### WORK TO DO
Repeat the material verbatim. Images are excluded from the copy.

↓

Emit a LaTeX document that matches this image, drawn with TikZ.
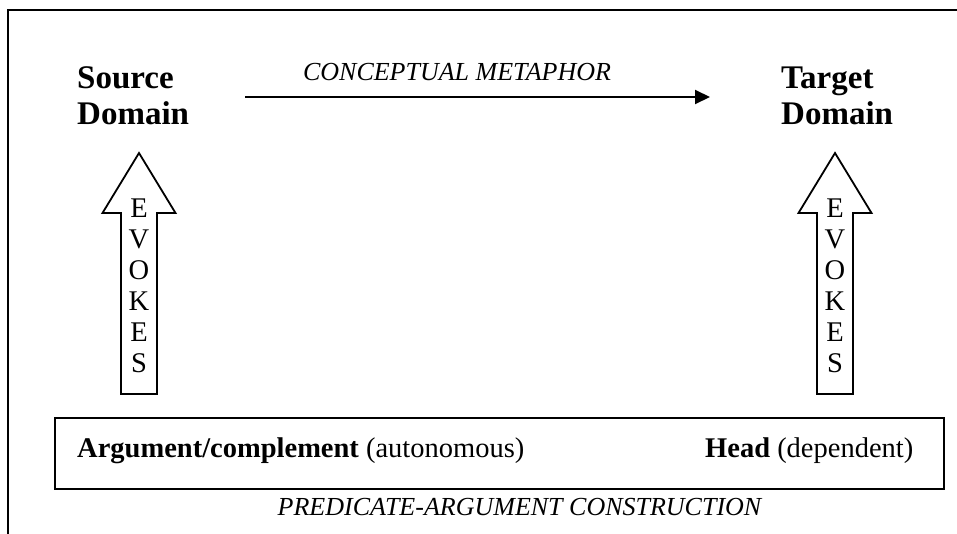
\documentclass[tikz,border=0pt]{standalone}
\usepackage{fontspec}
\setmainfont{Liberation Serif}
\usetikzlibrary{arrows.meta}
\begin{document}
\begin{tikzpicture}[x=1pt,y=-1pt,
  frameline/.style={line width=2.2pt, line cap=rect},
  title/.style={font=\fontsize{33}{36}\selectfont\bfseries, inner sep=0pt, anchor=base west},
  body/.style={font=\fontsize{28.5}{31}\selectfont, inner sep=0pt, anchor=base west},
  caption/.style={font=\fontsize{26}{30}\selectfont\itshape, inner sep=0pt, anchor=base},
  blockarrow/.style={line width=1.8pt, line join=miter},
  letter/.style={font=\fontsize{28.5}{31}\selectfont, inner sep=0pt, anchor=base},
  mapping/.style={line width=2pt, -{Triangle[length=15pt,width=14pt]}},
  constr/.style={draw, line width=2pt, minimum width=889pt, minimum height=71pt, inner sep=0pt},
]
\useasboundingbox (0,0) rectangle (957,533);
\fill[white] (0,0) rectangle (957,533);

% open frame
\draw[frameline] (8,533) -- (8,10) -- (957,10);

% domain titles
\node[title] (srcTop) at (77,88) {Source};
\node[title] (srcBot) at (77,124) {Domain};
\node[title] (tgtTop) at (781,88) {Target};
\node[title] (tgtBot) at (781,124) {Domain};

% conceptual metaphor mapping
\coordinate (cmStart) at (245,97);
\coordinate (cmEnd) at (710,97);
\draw[mapping] (cmStart) -- (cmEnd);
\node[caption] (cmLabel) at (457,80) {CONCEPTUAL METAPHOR};

% EVOKES block arrows
\foreach \cx/\nm in {139/src, 835/tgt}{
  \draw[blockarrow] (\cx-18,394) -- (\cx-18,213) -- (\cx-36.5,213) -- (\cx,153)
    -- (\cx+36.5,213) -- (\cx+18,213) -- (\cx+18,394) -- cycle;
  \foreach \ch [count=\i] in {E,V,O,K,E,S}
    \node[letter] (\nm-ev\i) at (\cx,{217+31*(\i-1)}) {\ch};
}

% predicate-argument construction
\node[constr] (pac) at (499.5,453.5) {};
\node[body] (arg) at (77,457) {\textbf{Argument/complement} (autonomous)};
\node[body] (head) at (705,457) {\textbf{Head} (dependent)};
\node[caption] (pacLabel) at (519.5,515) {PREDICATE-ARGUMENT CONSTRUCTION};
\end{tikzpicture}
\end{document}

↑

### ANSWER FOR THE TASK
Emit a LaTeX document that matches this image, drawn with TikZ.
\documentclass[tikz,border=0pt]{standalone}
\usepackage{fontspec}
\setmainfont{Liberation Serif}
\usetikzlibrary{arrows.meta}
\begin{document}
\begin{tikzpicture}[x=1pt,y=-1pt,
  frameline/.style={line width=2.2pt, line cap=rect},
  title/.style={font=\fontsize{33}{36}\selectfont\bfseries, inner sep=0pt, anchor=base west},
  body/.style={font=\fontsize{28.5}{31}\selectfont, inner sep=0pt, anchor=base west},
  caption/.style={font=\fontsize{26}{30}\selectfont\itshape, inner sep=0pt, anchor=base},
  blockarrow/.style={line width=1.8pt, line join=miter},
  letter/.style={font=\fontsize{28.5}{31}\selectfont, inner sep=0pt, anchor=base},
  mapping/.style={line width=2pt, -{Triangle[length=15pt,width=14pt]}},
  constr/.style={draw, line width=2pt, minimum width=889pt, minimum height=71pt, inner sep=0pt},
]
\useasboundingbox (0,0) rectangle (957,533);
\fill[white] (0,0) rectangle (957,533);

% open frame
\draw[frameline] (8,533) -- (8,10) -- (957,10);

% domain titles
\node[title] (srcTop) at (77,88) {Source};
\node[title] (srcBot) at (77,124) {Domain};
\node[title] (tgtTop) at (781,88) {Target};
\node[title] (tgtBot) at (781,124) {Domain};

% conceptual metaphor mapping
\coordinate (cmStart) at (245,97);
\coordinate (cmEnd) at (710,97);
\draw[mapping] (cmStart) -- (cmEnd);
\node[caption] (cmLabel) at (457,80) {CONCEPTUAL METAPHOR};

% EVOKES block arrows
\foreach \cx/\nm in {139/src, 835/tgt}{
  \draw[blockarrow] (\cx-18,394) -- (\cx-18,213) -- (\cx-36.5,213) -- (\cx,153)
    -- (\cx+36.5,213) -- (\cx+18,213) -- (\cx+18,394) -- cycle;
  \foreach \ch [count=\i] in {E,V,O,K,E,S}
    \node[letter] (\nm-ev\i) at (\cx,{217+31*(\i-1)}) {\ch};
}

% predicate-argument construction
\node[constr] (pac) at (499.5,453.5) {};
\node[body] (arg) at (77,457) {\textbf{Argument/complement} (autonomous)};
\node[body] (head) at (705,457) {\textbf{Head} (dependent)};
\node[caption] (pacLabel) at (519.5,515) {PREDICATE-ARGUMENT CONSTRUCTION};
\end{tikzpicture}
\end{document}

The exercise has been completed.